無駄に生きるとはどういうことか

うちの一族はがんで死ななければ94まで生きると、叔父の葬儀の日に叔母にいわれた。聞いてみると確かにわしの親父他何人も94で死んでいる。そこでわしも94の誕生日に死ぬと決めて、それまでの日数をあと何日と逆算し、切りのいい64で仕事も辞め、死への準備にかかった。その日々をブログに書いている。

あと10627日

 同級生のH君は体重100kg近い巨漢で、押しても突いてもびくともしなかった。しかし性格はいたって穏やかで、みんなに好かれていた。もし本気で喧嘩をすれば、おそらく学内で一番強かっただろう。昭和45年の夏休みに、そのH君が相撲の県大会に出場するので、わしの家に泊めてくれと言って来た。会場の護国神社相撲場は、わしの家から歩いて10分だから、ちょうど良い場所にあったので、おふくろが入院中で、たいしたおかまいもできないが、それでよければということで、うちに一泊する事になった。

 その晩は親父も帰宅が遅くなると言っていたので、夕方からわしら2人、パンツ一丁で冷蔵庫にあったビールを飲んでいた。吸っている人にはわかるだろうが、アルコールが入ると欲しくなるのがタバコだな。親父も遅いので、大丈夫だろうと2人でぷかぷかとふかしていた。わし18歳、H君17歳だからとんでもないんだが、灰皿が山盛りになった頃、突然玄関の鍵をあける音がした。思ったより早く親父が帰ってきたようだった。わしらはすぐに窓をあけて煙を逃がして、灰皿を下駄箱の中に隠した。そして、わしもH君もパンツ一丁で正座に座り直して、素知らぬ顔で親父を出迎えた。親父も酒は好きなので、一緒に飲んだんだが、たばこのことは一言も言わなかった。あれだけ派手に吸ったんだから、わかってはいたんだろうに。H君は底なしで、親父もH君の体格と飲みっぷりに驚いていたな。

 さて、翌日の大会では、あれよあれよという間に勝ち進んで、とうとう決勝に残った。決勝の相手は前年の優勝者だったが、これもあっけなく寄り切りで勝ってしまった。これはすごい事なんだが、所謂マイナー競技の悲しさか、観客といっても、近所の年寄りの相撲ファンが少しはいたが、ほとんどが関係者だけで、ニュースになることもなく、夏休みが終わって学校に行っても誰も知らなかったな。

 相撲大会が終わって少しした頃に、おふくろが退院して帰って来た。そしておふくろがわしに「この夏休みは家の事で面倒をかけたので、ご褒美に万博に行かしてあげるから、遊んでおいで。」と言ってくれた。
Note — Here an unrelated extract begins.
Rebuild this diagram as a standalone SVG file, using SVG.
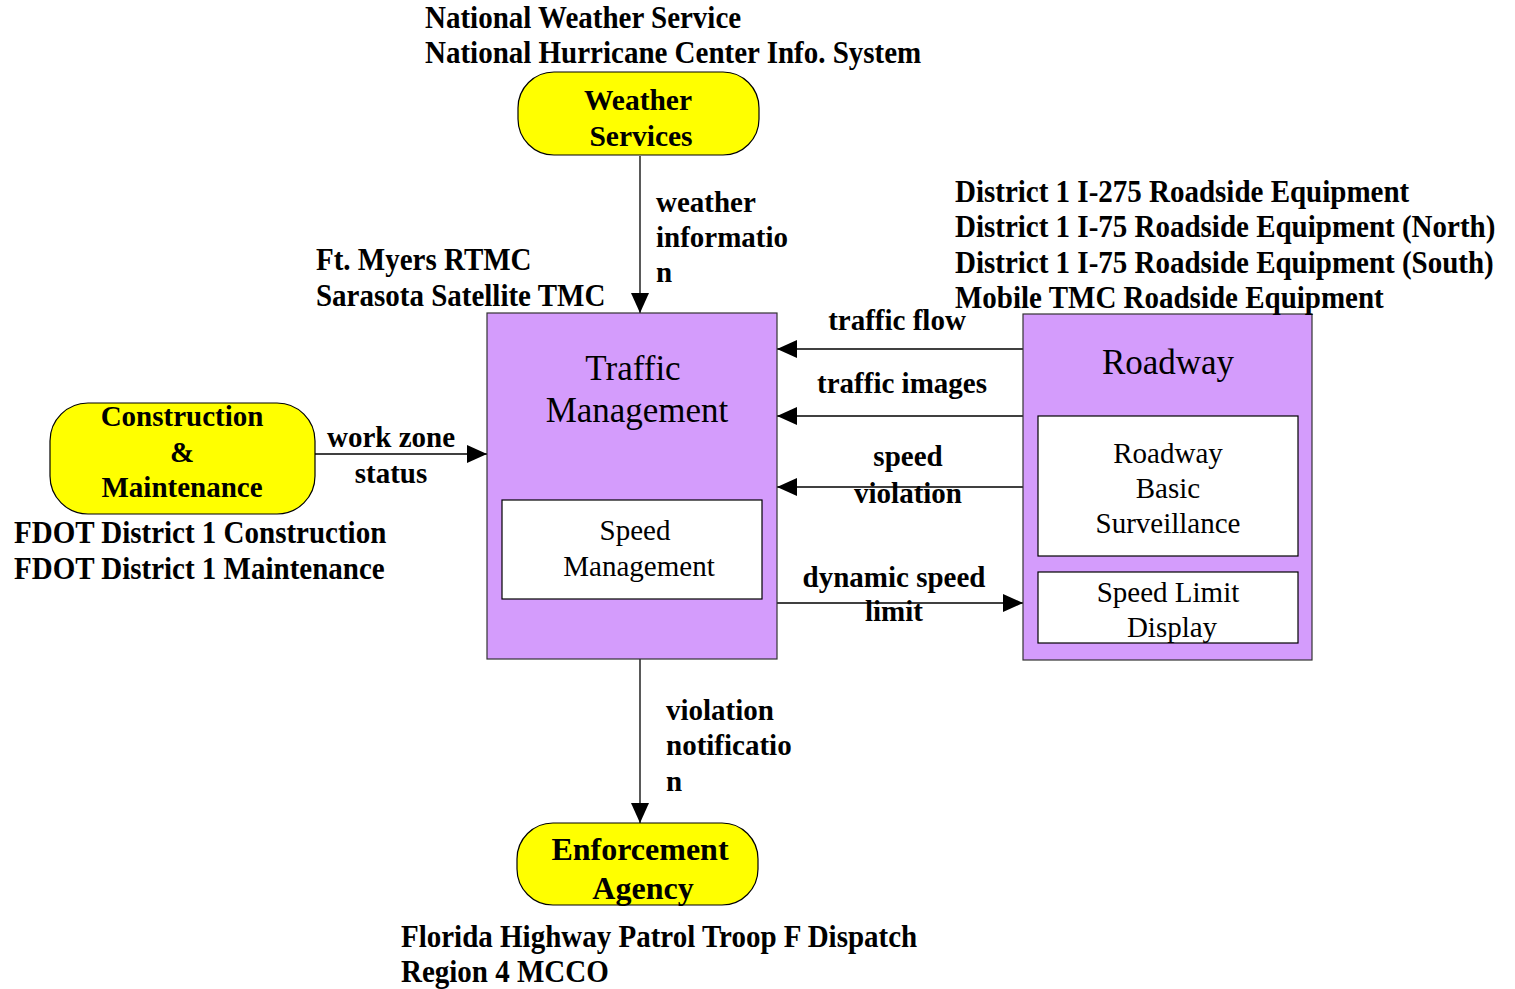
<svg xmlns="http://www.w3.org/2000/svg" width="1515" height="989" viewBox="0 0 1515 989">
<defs>
<marker id="arr" markerUnits="userSpaceOnUse" markerWidth="22" markerHeight="20" refX="20" refY="9" orient="auto">
<path d="M0,0 L20,9 L0,18 Z" fill="#000"/>
</marker>
</defs>
<style>
.b{font-family:"Liberation Serif",serif;font-weight:bold;font-size:29px;fill:#000}
.n{font-family:"Liberation Serif",serif;font-size:29px;fill:#000}
.big{font-size:35px}
.ext{fill:#ffff00;stroke:#000;stroke-width:1.2}
.sub{fill:#d49cfc;stroke:#333;stroke-width:1.2}
.box{fill:#fff;stroke:#000;stroke-width:1.2}
.c{stroke:#000;stroke-width:1.3;fill:none;marker-end:url(#arr)}
</style>
<rect width="1515" height="989" fill="#fff"/>
<g id="connectors">
<line class="c" x1="640" y1="156" x2="640" y2="313"/>
<line class="c" x1="640" y1="659" x2="640" y2="823"/>
<line class="c" x1="315" y1="454" x2="487" y2="454"/>
<line class="c" x1="1023" y1="349" x2="777" y2="349"/>
<line class="c" x1="1023" y1="416" x2="777" y2="416"/>
<line class="c" x1="1023" y1="487" x2="777" y2="487"/>
<line class="c" x1="777" y1="603" x2="1023" y2="603"/>
</g>
<g id="labels">
<text class="b" x="656" y="212">weather</text>
<text class="b" x="656" y="247">informatio</text>
<text class="b" x="656" y="282">n</text>
<text class="b" x="666" y="720">violation</text>
<text class="b" x="666" y="755">notificatio</text>
<text class="b" x="666" y="791">n</text>
<text class="b" x="391" y="447" text-anchor="middle">work zone</text>
<text class="b" x="391" y="483" text-anchor="middle">status</text>
<text class="b" x="897" y="330" text-anchor="middle">traffic flow</text>
<text class="b" x="902" y="393" text-anchor="middle">traffic images</text>
<text class="b" x="908" y="466" text-anchor="middle">speed</text>
<text class="b" x="908" y="503" text-anchor="middle">violation</text>
<text class="b" x="894" y="587" text-anchor="middle">dynamic speed</text>
<text class="b" x="894" y="621" text-anchor="middle">limit</text>
</g>
<g id="weather">
<rect class="ext" x="518" y="72" width="241" height="83" rx="36"/>
<text class="b" style="font-size:29.5px" x="638" y="110" text-anchor="middle">Weather</text>
<text class="b" style="font-size:29.5px" x="641" y="146" text-anchor="middle">Services</text>
<g transform="translate(425,28) scale(1,1.08)">
<text class="b" x="0" y="0">National Weather Service</text>
<text class="b" x="0" y="32.4">National Hurricane Center Info. System</text>
</g>
</g>
<g id="construction">
<rect class="ext" x="50" y="403" width="265" height="111" rx="38"/>
<text class="b" x="182" y="426" text-anchor="middle">Construction</text>
<text class="b" x="182" y="462" text-anchor="middle">&amp;</text>
<text class="b" x="182" y="497" text-anchor="middle">Maintenance</text>
<g transform="translate(14,543) scale(1,1.08)">
<text class="b" x="0" y="0">FDOT District 1 Construction</text>
<text class="b" x="0" y="33.3">FDOT District 1 Maintenance</text>
</g>
</g>
<g id="traffic">
<rect class="sub" x="487" y="313" width="290" height="346"/>
<text class="n big" x="633" y="380" text-anchor="middle">Traffic</text>
<text class="n big" x="637" y="422" text-anchor="middle">Management</text>
<rect class="box" x="502" y="500" width="260" height="99"/>
<text class="n" x="635" y="540" text-anchor="middle">Speed</text>
<text class="n" x="639" y="576" text-anchor="middle">Management</text>
<g transform="translate(316,270) scale(1,1.08)">
<text class="b" x="0" y="0">Ft. Myers RTMC</text>
<text class="b" x="0" y="33.3">Sarasota Satellite TMC</text>
</g>
</g>
<g id="roadway">
<rect class="sub" x="1023" y="314" width="289" height="346"/>
<text class="n big" x="1168" y="374" text-anchor="middle">Roadway</text>
<rect class="box" x="1038" y="416" width="260" height="140"/>
<text class="n" x="1168" y="463" text-anchor="middle">Roadway</text>
<text class="n" x="1168" y="498" text-anchor="middle">Basic</text>
<text class="n" x="1168" y="533" text-anchor="middle">Surveillance</text>
<rect class="box" x="1038" y="572" width="260" height="71"/>
<text class="n" x="1168" y="602" text-anchor="middle">Speed Limit</text>
<text class="n" x="1172" y="637" text-anchor="middle">Display</text>
<g transform="translate(955,202) scale(1,1.08)">
<text class="b" x="0" y="0">District 1 I-275 Roadside Equipment</text>
<text class="b" x="0" y="32.6">District 1 I-75 Roadside Equipment (North)</text>
<text class="b" x="0" y="65.3">District 1 I-75 Roadside Equipment (South)</text>
<text class="b" x="0" y="97.7">Mobile TMC Roadside Equipment</text>
</g>
</g>
<g id="enforcement">
<rect class="ext" x="517" y="823" width="241" height="82" rx="36"/>
<text class="b" style="font-size:32px" x="640" y="860" text-anchor="middle">Enforcement</text>
<text class="b" style="font-size:32px" x="643" y="899" text-anchor="middle">Agency</text>
<g transform="translate(401,947) scale(1,1.08)">
<text class="b" x="0" y="0">Florida Highway Patrol Troop F Dispatch</text>
<text class="b" x="0" y="32.4">Region 4 MCCO</text>
</g>
</g>
</svg>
別にたいしたことはしてないので、断ったんだが、親父も行ってこいというので、お言葉に甘える事にした。こうしてわしの2回目の万博見学が決まったということだ。

 どうということはないが、意識の谷間に埋もれていた様々な出来事を思い返して、それを文章にしてみると、いろんな人との繫がりが、人生を形作っているということが、改めて思い知らされる。